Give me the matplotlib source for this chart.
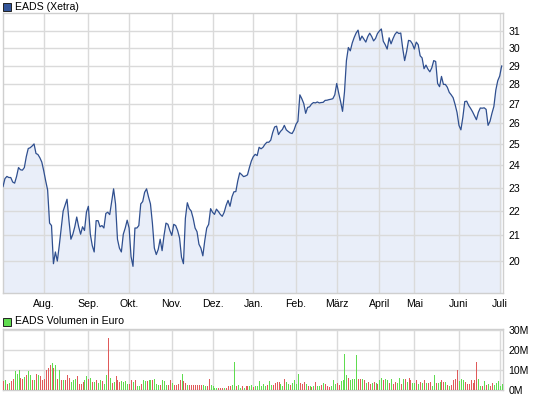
import matplotlib.pyplot as plt
import matplotlib.patches as mpatches
from matplotlib.ticker import NullLocator
import numpy as np

plt.rcParams['font.family'] = ['Liberation Sans', 'DejaVu Sans']

# Schlusskurse EADS (Xetra), ein Wert pro Handelstag, Juli 2011 - Juli 2012
price = [
    23.05, 23.4, 23.5, 23.45, 23.45, 23.25, 23.2, 23.5, 23.9, 23.8,
    23.78, 23.9, 24.4, 24.78, 24.82, 24.9, 25.0, 24.55, 24.5, 24.35,
    24.15, 23.75, 23.3, 22.9, 21.5, 21.4, 19.9, 20.35, 20.0, 20.6,
    21.3, 22.0, 22.25, 22.5, 21.6, 20.85, 21.05, 21.35, 21.75, 21.35,
    21.05, 21.35, 21.2, 21.95, 22.2, 21.05, 20.6, 20.35, 21.6, 21.6,
    21.35, 21.4, 21.3, 21.9, 21.95, 21.85, 22.4, 22.95, 22.3, 20.85,
    20.5, 20.35, 21.05, 21.3, 21.62, 21.3, 20.17, 19.8, 21.3, 21.3,
    21.4, 22.3, 22.4, 22.8, 22.95, 22.6, 22.3, 21.5, 20.5, 20.25,
    20.45, 20.85, 20.4, 21.0, 21.5, 21.45, 21.2, 21.0, 21.45, 21.4,
    21.2, 20.9, 20.15, 19.9, 21.7, 22.35, 22.1, 22.0, 21.7, 21.3,
    21.15, 20.65, 20.5, 20.2, 20.8, 21.3, 21.45, 22.1, 21.95, 21.86,
    22.08, 21.98, 21.86, 21.78, 21.95, 22.24, 22.45, 22.2, 22.6, 22.82,
    22.83, 23.3, 23.66, 23.58, 23.49, 23.52, 23.57, 23.9, 24.2, 24.4,
    24.51, 24.45, 24.84, 24.77, 24.84, 24.98, 25.08, 25.08, 25.18, 25.55,
    25.82, 25.86, 25.45, 25.6, 25.7, 25.9, 25.68, 25.6, 25.53, 25.5,
    25.67, 25.95, 26.1, 27.45, 27.25, 27.0, 26.5, 26.8, 26.83, 26.97,
    27.05, 27.03, 27.08, 27.03, 27.05, 27.06, 27.16, 27.17, 27.2, 27.22,
    27.25, 27.45, 28.05, 27.55, 27.1, 26.6, 27.6, 29.3, 30.04, 29.85,
    30.3, 30.62, 30.88, 31.05, 30.45, 30.7, 30.52, 30.35, 30.67, 30.87,
    30.68, 30.42, 30.56, 30.85, 31.0, 31.12, 30.4, 30.2, 29.95, 30.6,
    30.25, 30.55, 30.8, 30.94, 30.85, 30.88, 30.0, 29.3, 29.8, 30.45,
    30.42, 30.25, 29.95, 30.35, 30.2, 29.57, 29.45, 28.85, 29.05, 28.83,
    28.68, 28.9, 29.3, 29.25, 28.05, 27.88, 28.43, 28.0, 28.0, 27.85,
    27.58, 27.45, 27.3, 26.95, 26.55, 25.9, 25.68, 26.3, 27.1, 27.12,
    26.9, 26.75, 26.58, 26.38, 26.18, 26.55, 26.77, 26.76, 26.78, 26.7,
    25.9, 26.1, 26.5, 26.85, 27.7, 28.2, 28.45, 29.0,
]

# Handelsvolumen in Mio. Euro
volume = [
    4.2, 4.7, 3.0, 3.3, 4.3, 5.5, 9.3, 7.7, 10.0, 6.0,
    5.5, 6.3, 7.2, 9.2, 7.2, 4.7, 5.0, 7.7, 7.2, 6.7,
    4.7, 5.2, 9.7, 11.0, 12.2, 13.3, 10.8, 12.2, 5.5, 9.7,
    4.7, 4.7, 5.0, 7.2, 6.0, 3.8, 4.7, 5.5, 6.7, 2.7,
    2.7, 3.8, 4.7, 6.7, 5.3, 5.8, 3.8, 3.8, 4.7, 3.5,
    4.7, 4.3, 3.0, 7.2, 26.0, 6.0, 3.3, 3.8, 6.7, 4.7,
    3.8, 4.2, 3.8, 4.3, 3.0, 3.0, 4.7, 3.8, 4.7, 1.7,
    1.7, 3.0, 5.0, 4.2, 4.3, 4.7, 4.7, 4.7, 5.5, 2.7,
    2.2, 2.2, 5.0, 4.3, 2.2, 2.5, 4.7, 3.3, 2.2, 2.2, 3.0,
    5.0, 8.0, 4.2, 3.3, 2.2, 2.5, 2.5, 2.5, 2.5, 2.2, 2.2,
    2.2, 2.2, 1.7, 1.7, 5.5, 2.2, 1.7, 1.0, 1.0, 1.0,
    1.0, 0.8, 0.8, 1.0, 1.7, 1.7, 2.2, 13.8, 1.7, 2.2,
    1.0, 1.7, 1.0, 1.7, 1.7, 1.7, 2.2, 1.3, 1.7, 1.7, 4.3,
    1.7, 3.0, 1.7, 2.2, 4.2, 2.2, 2.2, 3.3, 3.8, 3.8,
    2.7, 1.7, 5.5, 3.8, 3.0, 2.2, 3.3, 4.7, 3.0, 7.7,
    3.3, 3.0, 3.8, 2.7, 1.7, 1.7, 1.3, 1.7, 3.7, 1.7,
    1.7, 2.2, 3.3, 2.7, 1.7, 1.3, 1.7, 4.7, 3.0, 3.3,
    2.2, 4.3, 5.0, 17.7, 7.2, 6.0, 5.0, 5.5, 5.3, 17.2,
    5.5, 5.5, 5.2, 4.7, 3.3, 3.8, 3.0, 3.3, 3.8, 3.3,
    2.7, 4.7, 6.0, 4.7, 5.5, 4.7, 3.3, 5.5, 3.0, 3.8, 3.3,
    6.0, 3.0, 5.5, 5.5, 3.8, 6.0, 5.0, 3.3, 3.3, 4.7,
    3.0, 3.8, 3.3, 4.7, 3.3, 3.3, 3.8, 1.7, 7.2, 3.3, 3.3,
    3.7, 4.7, 3.8, 3.8, 2.2, 1.7, 2.2, 4.7, 5.5, 10.0,
    4.3, 5.2, 4.7, 3.8, 3.0, 3.0, 4.7, 3.3, 4.7, 13.8,
    5.2, 1.7, 1.7, 4.3, 2.2, 3.0, 1.7, 3.3, 2.2, 3.3,
    4.3, 1.7, 2.7,
]

# g = Tag mit Kursplus, r = Tag mit Kursminus
vol_dir = ("rgrgrrgggr" "rgrggrgrgr" "rrrrrgrgrg" "rgrrrgggrr" "rrggrgrgrg"
           "grggrgrgrr" "rggggrrgrg" "grggrggrgg" "grgggrrgrrr" "rgrrgrrrrrr"
           "rggrrggggr" "rrgrrrggrg" "grgrrggrggg" "gggrggrrrr"
           "ggrggrgggg" "rrrgrgrgrg" "grgrrrgggr" "rggggrgggg" "rrgrgrrgrg"
           "rggrggrgrrg" "grgrgrrggr" "grgrgrrggrg" "grrgrgrrrr" "gggrrrrrrr"
           "ggrgrgrrgg" "ggg")

# erster Handelstag jedes Monats (Index)
month_start = [21, 44, 65, 87, 108, 129, 151, 172, 194, 212, 235, 256]
month_labels = ['Aug.', 'Sep.', 'Okt.', 'Nov.', 'Dez.', 'Jan.', 'Feb.',
                'März', 'April', 'Mai', 'Juni', 'Juli']
price_ticks = list(range(20, 32))
volume_ticks = [0, 10, 20, 30]
volume_tick_labels = ['0M', '10M', '20M', '30M']

W, H = 545, 398
LINE = '#2f4f8f'
FILL = '#e9eef9'
GRID = '#dadada'
GREEN = '#5fdc4f'
RED = '#e05a5a'
FS = 7.6


def px_box(left, top, right, bottom):
    # Rechteck in Pixeln -> Figurkoordinaten
    return [left / W, 1 - bottom / H, (right - left) / W, (bottom - top) / H]


def style_axes(ax):
    for s in ax.spines.values():
        s.set_color('#cfcfcf')
        s.set_linewidth(1.0)
    ax.grid(True, color=GRID, lw=1.0, zorder=2)
    ax.yaxis.tick_right()
    ax.tick_params(length=0, labelsize=FS, colors='black')
    ax.tick_params(axis='y', pad=4)
    ax.tick_params(axis='x', pad=4)


fig = plt.figure(figsize=(W / 100, H / 100), dpi=100)

ax = fig.add_axes(px_box(3, 13, 503, 293))
x = np.arange(len(price))
ax.fill_between(x, price, 10, color=FILL, lw=0, zorder=1)
ax.plot(x, price, color=LINE, lw=0.9, zorder=3)
ax.set_yscale('log')
ax.set_ylim(18.82, 32.08)
ax.set_yticks(price_ticks, labels=[str(t) for t in price_ticks])
ax.yaxis.set_minor_locator(NullLocator())
ax.set_xticks(month_start, labels=month_labels)
ax.set_xlim(0, 257.7)
style_axes(ax)

axv = fig.add_axes(px_box(3, 329, 503, 389.5))
xv = np.arange(len(volume))
bar_cols = [GREEN if d == 'g' else RED for d in vol_dir[:len(volume)]]
# Volumensaeulen: je 1 Pixel breit, ohne Kantenglaettung
axv.vlines(xv, 0, volume, colors=bar_cols, lw=0.6, zorder=3, antialiased=False)
axv.set_ylim(0, 30.5)
axv.set_yticks(volume_ticks, labels=volume_tick_labels)
axv.set_xticks(month_start, labels=[])
axv.set_xlim(0, 257.7)
style_axes(axv)

# Legenden oben links
fig.add_artist(mpatches.Rectangle((3 / W, 1 - 11 / H), 8 / W, 8 / H, transform=fig.transFigure,
                                  facecolor='#335599', edgecolor='#222222', lw=0.7))
fig.text(15 / W, 1 - 6.5 / H, 'EADS (Xetra)', va='center', ha='left', fontsize=FS)
fig.add_artist(mpatches.Rectangle((3 / W, 1 - 325.5 / H), 8 / W, 8 / H, transform=fig.transFigure,
                                  facecolor=GREEN, edgecolor='#222222', lw=0.7))
fig.text(15 / W, 1 - 321 / H, 'EADS Volumen in Euro', va='center', ha='left', fontsize=FS)

fig.savefig('out.png', dpi=100)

::::

■ Stated problem
All lines of the data above that include the word "matplotlib" must be shown.

■ Solution for this problem
Give me the matplotlib source for this chart.
import matplotlib.pyplot as plt
import matplotlib.patches as mpatches
from matplotlib.ticker import NullLocator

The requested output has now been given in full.